— START OF Available data —

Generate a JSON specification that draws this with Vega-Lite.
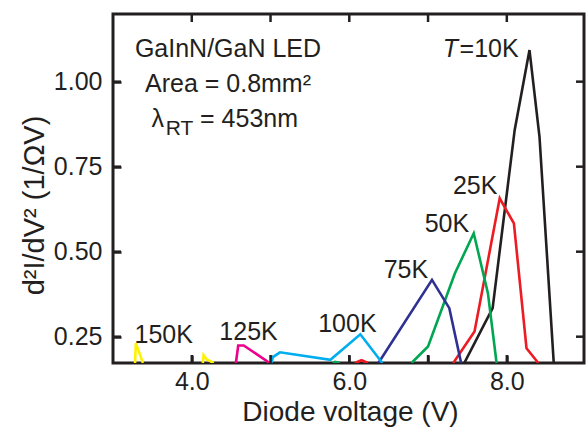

— END OF Available data —
— START OF Available data —

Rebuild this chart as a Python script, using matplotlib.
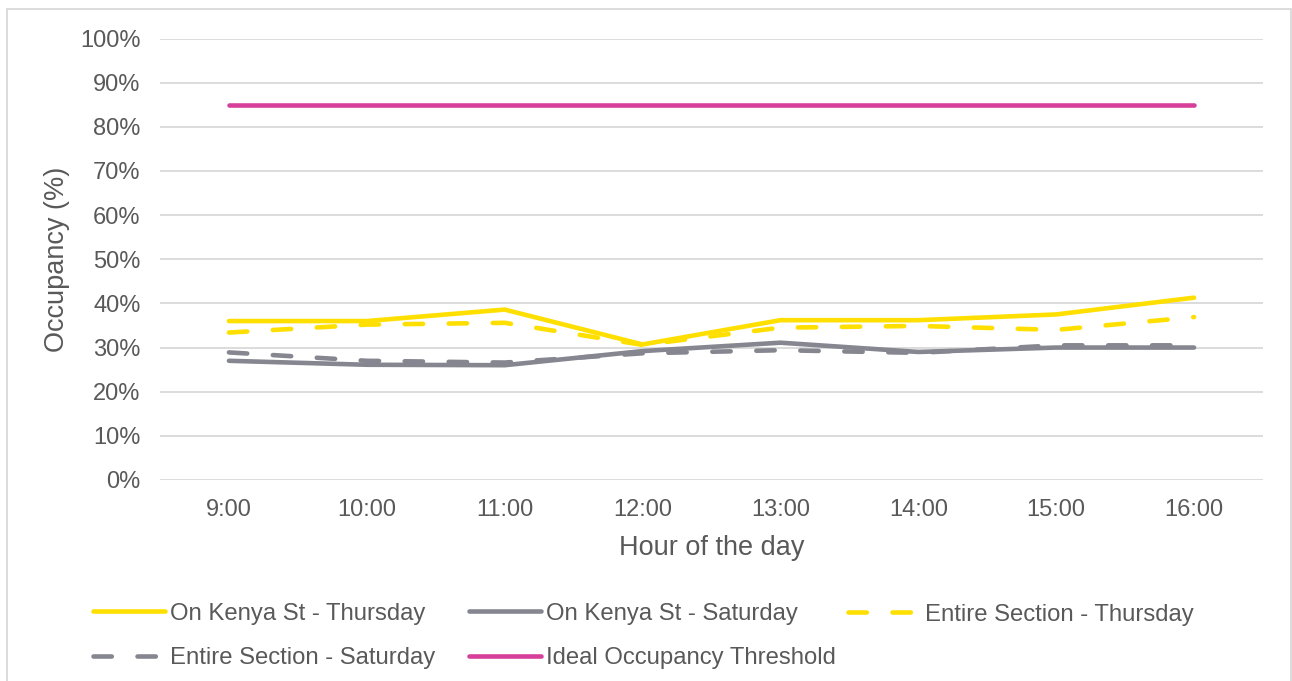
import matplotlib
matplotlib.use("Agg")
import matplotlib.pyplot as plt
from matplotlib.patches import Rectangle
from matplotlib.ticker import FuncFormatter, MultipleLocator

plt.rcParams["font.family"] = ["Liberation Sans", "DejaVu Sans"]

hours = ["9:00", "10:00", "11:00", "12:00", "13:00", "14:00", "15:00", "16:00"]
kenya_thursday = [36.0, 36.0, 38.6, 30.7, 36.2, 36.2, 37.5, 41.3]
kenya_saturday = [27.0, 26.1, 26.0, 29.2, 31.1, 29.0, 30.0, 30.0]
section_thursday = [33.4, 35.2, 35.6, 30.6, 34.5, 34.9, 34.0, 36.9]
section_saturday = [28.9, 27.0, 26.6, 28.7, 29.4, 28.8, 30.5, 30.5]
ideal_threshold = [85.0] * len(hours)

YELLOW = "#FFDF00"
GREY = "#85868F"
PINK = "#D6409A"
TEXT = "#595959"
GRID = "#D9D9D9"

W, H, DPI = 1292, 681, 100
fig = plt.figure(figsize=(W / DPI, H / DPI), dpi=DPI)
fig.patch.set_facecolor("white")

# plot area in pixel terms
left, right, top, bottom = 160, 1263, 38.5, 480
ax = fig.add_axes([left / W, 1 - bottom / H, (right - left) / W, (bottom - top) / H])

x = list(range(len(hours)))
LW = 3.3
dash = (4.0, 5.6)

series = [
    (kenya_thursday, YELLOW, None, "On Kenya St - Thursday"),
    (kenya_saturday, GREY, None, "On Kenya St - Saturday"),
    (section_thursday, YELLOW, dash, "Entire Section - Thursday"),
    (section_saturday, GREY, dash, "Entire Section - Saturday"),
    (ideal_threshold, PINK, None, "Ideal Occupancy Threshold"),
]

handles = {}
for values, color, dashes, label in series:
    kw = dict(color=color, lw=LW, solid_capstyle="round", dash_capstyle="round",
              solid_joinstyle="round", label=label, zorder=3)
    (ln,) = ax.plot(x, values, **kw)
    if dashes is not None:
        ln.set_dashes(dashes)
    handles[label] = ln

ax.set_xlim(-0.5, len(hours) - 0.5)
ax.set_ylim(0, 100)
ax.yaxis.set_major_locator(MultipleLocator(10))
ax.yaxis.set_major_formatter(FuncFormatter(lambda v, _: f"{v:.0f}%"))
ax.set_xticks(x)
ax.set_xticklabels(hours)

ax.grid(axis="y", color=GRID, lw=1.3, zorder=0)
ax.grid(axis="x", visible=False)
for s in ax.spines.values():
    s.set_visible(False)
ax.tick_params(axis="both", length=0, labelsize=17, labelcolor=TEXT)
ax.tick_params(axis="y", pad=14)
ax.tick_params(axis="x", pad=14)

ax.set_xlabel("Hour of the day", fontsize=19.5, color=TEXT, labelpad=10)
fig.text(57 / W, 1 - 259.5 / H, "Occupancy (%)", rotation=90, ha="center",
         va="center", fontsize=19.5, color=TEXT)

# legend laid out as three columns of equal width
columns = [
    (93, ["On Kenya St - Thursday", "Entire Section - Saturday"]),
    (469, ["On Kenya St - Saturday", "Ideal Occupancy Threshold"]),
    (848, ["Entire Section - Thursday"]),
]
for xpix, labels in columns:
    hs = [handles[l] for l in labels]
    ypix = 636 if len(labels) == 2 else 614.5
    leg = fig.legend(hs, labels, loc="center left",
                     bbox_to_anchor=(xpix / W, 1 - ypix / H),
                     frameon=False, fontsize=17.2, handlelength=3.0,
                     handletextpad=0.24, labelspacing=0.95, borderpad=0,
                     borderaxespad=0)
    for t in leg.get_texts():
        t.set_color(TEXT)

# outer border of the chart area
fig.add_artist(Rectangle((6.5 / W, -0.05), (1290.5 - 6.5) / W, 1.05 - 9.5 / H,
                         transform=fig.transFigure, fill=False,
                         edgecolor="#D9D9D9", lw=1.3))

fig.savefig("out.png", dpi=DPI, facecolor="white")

— END OF Available data —
— START OF Available data —

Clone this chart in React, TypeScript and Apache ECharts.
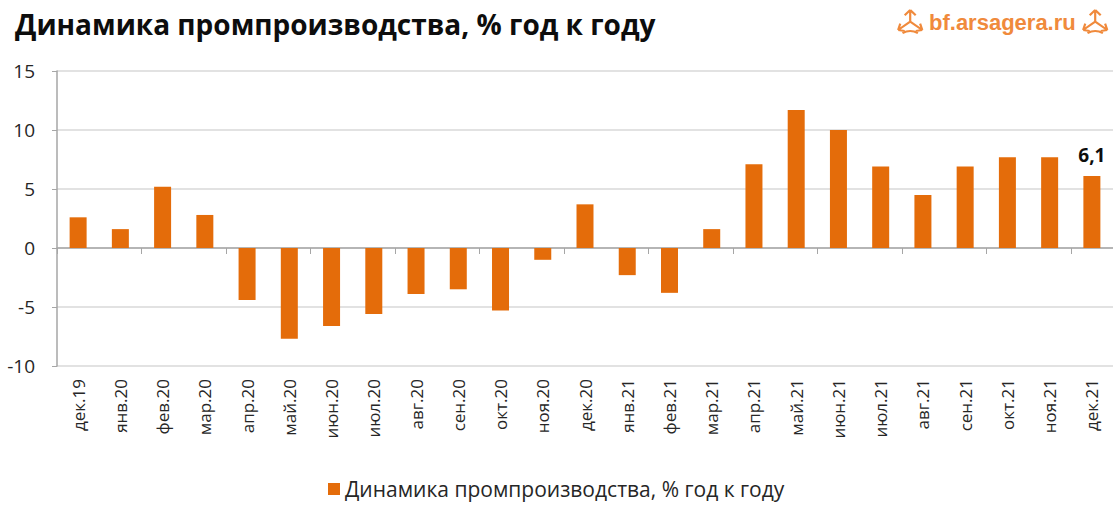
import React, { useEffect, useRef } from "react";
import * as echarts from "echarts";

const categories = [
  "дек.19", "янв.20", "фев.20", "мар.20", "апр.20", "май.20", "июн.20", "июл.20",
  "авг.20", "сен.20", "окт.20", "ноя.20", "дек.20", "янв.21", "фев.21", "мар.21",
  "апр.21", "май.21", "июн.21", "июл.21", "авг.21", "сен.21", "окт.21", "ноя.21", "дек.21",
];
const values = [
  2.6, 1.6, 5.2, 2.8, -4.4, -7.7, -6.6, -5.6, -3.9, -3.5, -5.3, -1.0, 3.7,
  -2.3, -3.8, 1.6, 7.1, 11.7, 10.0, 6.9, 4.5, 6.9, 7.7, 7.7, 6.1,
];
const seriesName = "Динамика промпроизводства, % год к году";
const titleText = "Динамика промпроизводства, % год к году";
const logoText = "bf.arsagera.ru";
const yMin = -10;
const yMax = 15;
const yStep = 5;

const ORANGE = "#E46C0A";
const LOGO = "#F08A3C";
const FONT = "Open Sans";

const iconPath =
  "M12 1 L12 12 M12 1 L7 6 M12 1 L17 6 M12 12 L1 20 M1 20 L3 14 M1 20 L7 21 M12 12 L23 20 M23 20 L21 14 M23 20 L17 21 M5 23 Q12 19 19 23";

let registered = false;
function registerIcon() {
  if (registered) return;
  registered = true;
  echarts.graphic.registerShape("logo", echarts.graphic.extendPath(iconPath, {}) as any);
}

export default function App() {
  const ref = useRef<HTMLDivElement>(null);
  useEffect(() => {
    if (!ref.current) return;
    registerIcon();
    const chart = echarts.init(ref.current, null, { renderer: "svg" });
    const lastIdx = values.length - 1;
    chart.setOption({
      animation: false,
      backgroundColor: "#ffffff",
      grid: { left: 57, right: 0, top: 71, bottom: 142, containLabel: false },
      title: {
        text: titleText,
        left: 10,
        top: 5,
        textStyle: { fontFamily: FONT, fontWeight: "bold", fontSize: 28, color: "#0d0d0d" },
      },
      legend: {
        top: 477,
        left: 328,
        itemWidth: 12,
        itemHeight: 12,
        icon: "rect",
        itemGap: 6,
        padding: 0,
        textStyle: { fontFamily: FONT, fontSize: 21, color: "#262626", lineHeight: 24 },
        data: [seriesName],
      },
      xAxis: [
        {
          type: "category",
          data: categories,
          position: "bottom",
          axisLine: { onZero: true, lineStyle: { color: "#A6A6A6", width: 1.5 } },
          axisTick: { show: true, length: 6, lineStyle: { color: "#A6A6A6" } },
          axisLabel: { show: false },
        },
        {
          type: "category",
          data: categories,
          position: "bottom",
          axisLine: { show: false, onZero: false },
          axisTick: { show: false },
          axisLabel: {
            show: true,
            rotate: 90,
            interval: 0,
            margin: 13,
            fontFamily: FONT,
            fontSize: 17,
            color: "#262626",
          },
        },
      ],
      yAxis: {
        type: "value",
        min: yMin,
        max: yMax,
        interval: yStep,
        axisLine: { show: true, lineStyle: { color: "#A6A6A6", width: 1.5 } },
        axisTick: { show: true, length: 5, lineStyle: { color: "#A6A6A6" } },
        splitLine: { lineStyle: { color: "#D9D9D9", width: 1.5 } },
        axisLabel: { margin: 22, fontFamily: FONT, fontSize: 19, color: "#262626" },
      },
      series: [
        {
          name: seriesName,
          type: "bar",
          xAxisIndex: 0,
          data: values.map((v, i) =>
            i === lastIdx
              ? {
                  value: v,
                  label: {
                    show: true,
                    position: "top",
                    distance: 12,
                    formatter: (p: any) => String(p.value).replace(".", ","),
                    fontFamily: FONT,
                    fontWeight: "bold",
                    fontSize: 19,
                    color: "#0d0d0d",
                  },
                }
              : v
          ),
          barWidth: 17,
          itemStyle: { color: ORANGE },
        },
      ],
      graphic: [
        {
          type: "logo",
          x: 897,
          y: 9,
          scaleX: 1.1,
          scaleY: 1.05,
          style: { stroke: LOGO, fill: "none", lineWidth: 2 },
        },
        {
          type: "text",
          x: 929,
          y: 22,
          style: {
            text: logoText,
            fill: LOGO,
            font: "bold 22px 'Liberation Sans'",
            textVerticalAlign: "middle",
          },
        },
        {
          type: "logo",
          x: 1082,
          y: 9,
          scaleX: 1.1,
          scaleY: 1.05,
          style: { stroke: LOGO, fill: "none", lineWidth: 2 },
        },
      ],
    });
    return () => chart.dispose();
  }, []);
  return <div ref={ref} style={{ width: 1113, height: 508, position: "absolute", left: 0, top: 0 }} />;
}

— END OF Available data —

§ What the task requires:
Nothing but the lines above, starting at the line that contains "Rebuild this chart" and ending at the line that contains "from matplotlib.ticker import", should be given again, exactly and without the pictures.

§ Written answer:
Rebuild this chart as a Python script, using matplotlib.
import matplotlib
matplotlib.use("Agg")
import matplotlib.pyplot as plt
from matplotlib.patches import Rectangle
from matplotlib.ticker import FuncFormatter, MultipleLocator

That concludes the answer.